--- Begin SOURCE DATA ---
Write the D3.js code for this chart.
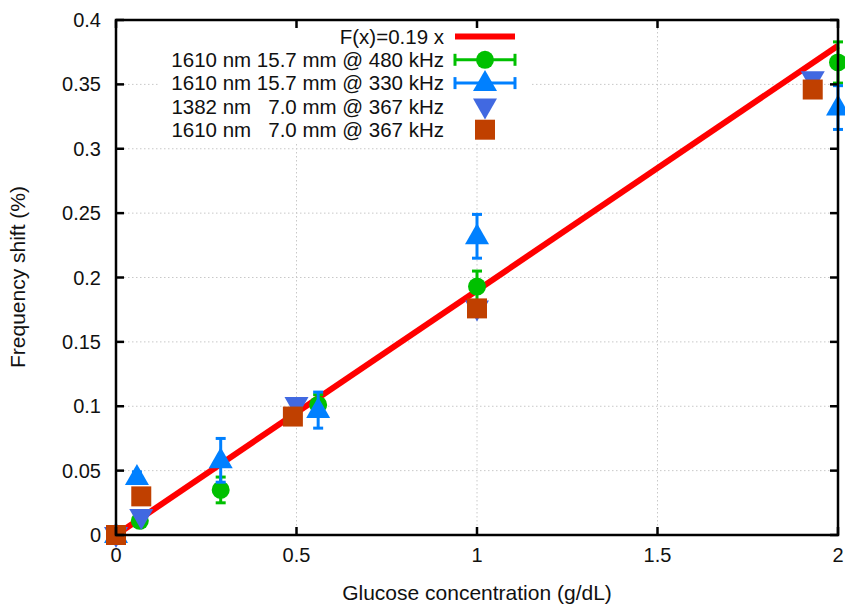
<!DOCTYPE html>
<html>
<head>
<meta charset="utf-8">
<script src="https://cdn.jsdelivr.net/npm/d3@7"></script>
<style>
  body { margin: 0; background: #fff; }
  text { font-family: "Liberation Sans", Arial, sans-serif; white-space: pre; }
</style>
</head>
<body>
<svg id="chart" width="845" height="608"></svg>
<script>
// data
var xTicks = [0, 0.5, 1, 1.5, 2];
var yTicks = [0, 0.05, 0.1, 0.15, 0.2, 0.25, 0.3, 0.35, 0.4];
var fitSlope = 0.19;

var green480 = [
  { x: 0, y: 0, e: 0.003 },
  { x: 0.066, y: 0.011, e: 0.004 },
  { x: 0.29, y: 0.035, e: 0.01 },
  { x: 0.56, y: 0.101, e: 0.008 },
  { x: 1, y: 0.193, e: 0.012 },
  { x: 2, y: 0.367, e: 0.016 }
];
var blue330 = [
  { x: 0, y: 0, e: 0.003 },
  { x: 0.058, y: 0.045, e: 0.004 },
  { x: 0.29, y: 0.058, e: 0.017 },
  { x: 0.56, y: 0.097, e: 0.014 },
  { x: 1, y: 0.232, e: 0.017 },
  { x: 2, y: 0.332, e: 0.017 }
];
var down1382 = [
  { x: 0, y: 0 },
  { x: 0.07, y: 0.014 },
  { x: 0.5, y: 0.101 },
  { x: 1, y: 0.176 },
  { x: 1.93, y: 0.354 }
];
var square1610 = [
  { x: 0, y: 0 },
  { x: 0.07, y: 0.03 },
  { x: 0.49, y: 0.092 },
  { x: 1, y: 0.176 },
  { x: 1.93, y: 0.346 }
];
var legendLabels = [
  'F(x)=0.19 x',
  '1610 nm 15.7 mm @ 480 kHz',
  '1610 nm 15.7 mm @ 330 kHz',
  '1382 nm   7.0 mm @ 367 kHz',
  '1610 nm   7.0 mm @ 367 kHz'
];

var colRed = '#ff0000', colGreen = '#00c000', colBlue = '#0080ff',
    colDown = '#4169e1', colSquare = '#c04000';

var svg = d3.select('#chart');
var pLeft = 116, pRight = 838, pTop = 20, pBottom = 535;

var x = d3.scaleLinear().domain([0, 2]).range([pLeft, pRight]);
var y = d3.scaleLinear().domain([0, 0.4]).range([pBottom, pTop]);

// grid
var grid = svg.append('g').attr('stroke', '#c8c8c8').attr('stroke-width', 1)
  .attr('stroke-dasharray', '1.5,2.5');
grid.selectAll('.gy').data(yTicks.slice(1, -1)).enter().append('line')
  .attr('x1', pLeft).attr('x2', pRight)
  .attr('y1', d => y(d)).attr('y2', d => y(d));
grid.selectAll('.gx').data(xTicks.slice(1, -1)).enter().append('line')
  .attr('y1', pTop).attr('y2', pBottom)
  .attr('x1', d => x(d)).attr('x2', d => x(d));

// fit line
svg.append('path')
  .datum([0, 2])
  .attr('fill', 'none').attr('stroke', colRed).attr('stroke-width', 6)
  .attr('d', d3.line().x(d => x(d)).y(d => y(fitSlope * d)));

// marker shapes
function circlePath(cx, cy) {
  var p = d3.path(); p.arc(cx, cy, 9, 0, 2 * Math.PI); return p.toString();
}
function upPath(cx, cy) {
  var p = d3.path();
  p.moveTo(cx, cy - 13); p.lineTo(cx + 12, cy + 8); p.lineTo(cx - 12, cy + 8); p.closePath();
  return p.toString();
}
function downPath(cx, cy) {
  var p = d3.path();
  p.moveTo(cx, cy + 13); p.lineTo(cx + 12, cy - 8); p.lineTo(cx - 12, cy - 8); p.closePath();
  return p.toString();
}
function squarePath(cx, cy) {
  var p = d3.path(); p.rect(cx - 10, cy - 10, 20, 20); return p.toString();
}

function errorBars(data, color) {
  var g = svg.append('g').attr('stroke', color).attr('stroke-width', 3);
  data.forEach(function(d) {
    var cx = x(d.x);
    g.append('line').attr('x1', cx).attr('x2', cx).attr('y1', y(d.y - d.e)).attr('y2', y(d.y + d.e));
    [d.y - d.e, d.y + d.e].forEach(function(v) {
      g.append('line').attr('x1', cx - 5).attr('x2', cx + 5).attr('y1', y(v)).attr('y2', y(v));
    });
  });
}
function markers(data, shape, color) {
  svg.append('g').selectAll('path').data(data).enter().append('path')
    .attr('d', d => shape(x(d.x), y(d.y)))
    .attr('fill', color);
}

errorBars(green480, colGreen);
markers(green480, circlePath, colGreen);
errorBars(blue330, colBlue);
markers(blue330, upPath, colBlue);
markers(down1382, downPath, colDown);
markers(square1610, squarePath, colSquare);

// legend
var legY = function(i) { return 36.5 + i * 23.3; };
var leg = svg.append('g');
leg.append('rect').attr('x', 160).attr('y', 24).attr('width', 372).attr('height', 118).attr('fill', '#fff');
leg.selectAll('text').data(legendLabels).enter().append('text')
  .attr('x', 444).attr('y', (d, i) => legY(i)).attr('dy', '0.35em')
  .attr('text-anchor', 'end').attr('font-size', 20.5).attr('fill', '#111')
  .text(d => d);
var lx0 = 455, lx1 = 515, lxc = 485;
leg.append('line').attr('x1', lx0).attr('x2', lx1).attr('y1', legY(0)).attr('y2', legY(0))
  .attr('stroke', colRed).attr('stroke-width', 6);
[[colGreen, circlePath], [colBlue, upPath]].forEach(function(s, k) {
  var ly = legY(k + 1);
  var g = leg.append('g').attr('stroke', s[0]).attr('stroke-width', 3);
  g.append('line').attr('x1', lx0).attr('x2', lx1).attr('y1', ly).attr('y2', ly);
  g.append('line').attr('x1', lx0).attr('x2', lx0).attr('y1', ly - 6).attr('y2', ly + 6);
  g.append('line').attr('x1', lx1).attr('x2', lx1).attr('y1', ly - 6).attr('y2', ly + 6);
  leg.append('path').attr('d', s[1](lxc, ly)).attr('fill', s[0]);
});
leg.append('path').attr('d', downPath(lxc, legY(3))).attr('fill', colDown);
leg.append('path').attr('d', squarePath(lxc, legY(4))).attr('fill', colSquare);

// frame and ticks
var frame = svg.append('g').attr('stroke', '#000').attr('stroke-width', 2.5);
frame.append('rect').attr('x', pLeft).attr('y', pTop).attr('width', pRight - pLeft).attr('height', pBottom - pTop)
  .attr('fill', 'none');
var tl = 8;
xTicks.forEach(function(t) {
  frame.append('line').attr('x1', x(t)).attr('x2', x(t)).attr('y1', pBottom).attr('y2', pBottom - tl);
  frame.append('line').attr('x1', x(t)).attr('x2', x(t)).attr('y1', pTop).attr('y2', pTop + tl);
});
yTicks.forEach(function(t) {
  frame.append('line').attr('x1', pLeft).attr('x2', pLeft + tl).attr('y1', y(t)).attr('y2', y(t));
  frame.append('line').attr('x1', pRight).attr('x2', pRight - tl).attr('y1', y(t)).attr('y2', y(t));
});

// tick labels
svg.append('g').selectAll('text').data(xTicks).enter().append('text')
  .attr('x', d => x(d)).attr('y', 562).attr('text-anchor', 'middle')
  .attr('font-size', 20).attr('fill', '#111').text(d => d);
svg.append('g').selectAll('text').data(yTicks).enter().append('text')
  .attr('x', 101).attr('y', d => y(d)).attr('dy', '0.35em').attr('text-anchor', 'end')
  .attr('font-size', 20).attr('fill', '#111').text(d => d);

// axis titles
svg.append('text').attr('x', 477).attr('y', 600).attr('text-anchor', 'middle')
  .attr('font-size', 21).attr('fill', '#111').text('Glucose concentration (g/dL)');
svg.append('text').attr('transform', 'translate(25,277) rotate(-90)').attr('text-anchor', 'middle')
  .attr('font-size', 21).attr('fill', '#111').text('Frequency shift (%)');
</script>
</body>
</html>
--- End SOURCE DATA ---
- DO THIS
Return the material line for line, from its beginning to the line that contains "var fitSlope = 0.19;", with the pictures left out.

- SOLUTION
Write the D3.js code for this chart.
<!DOCTYPE html>
<html>
<head>
<meta charset="utf-8">
<script src="https://cdn.jsdelivr.net/npm/d3@7"></script>
<style>
  body { margin: 0; background: #fff; }
  text { font-family: "Liberation Sans", Arial, sans-serif; white-space: pre; }
</style>
</head>
<body>
<svg id="chart" width="845" height="608"></svg>
<script>
// data
var xTicks = [0, 0.5, 1, 1.5, 2];
var yTicks = [0, 0.05, 0.1, 0.15, 0.2, 0.25, 0.3, 0.35, 0.4];
var fitSlope = 0.19;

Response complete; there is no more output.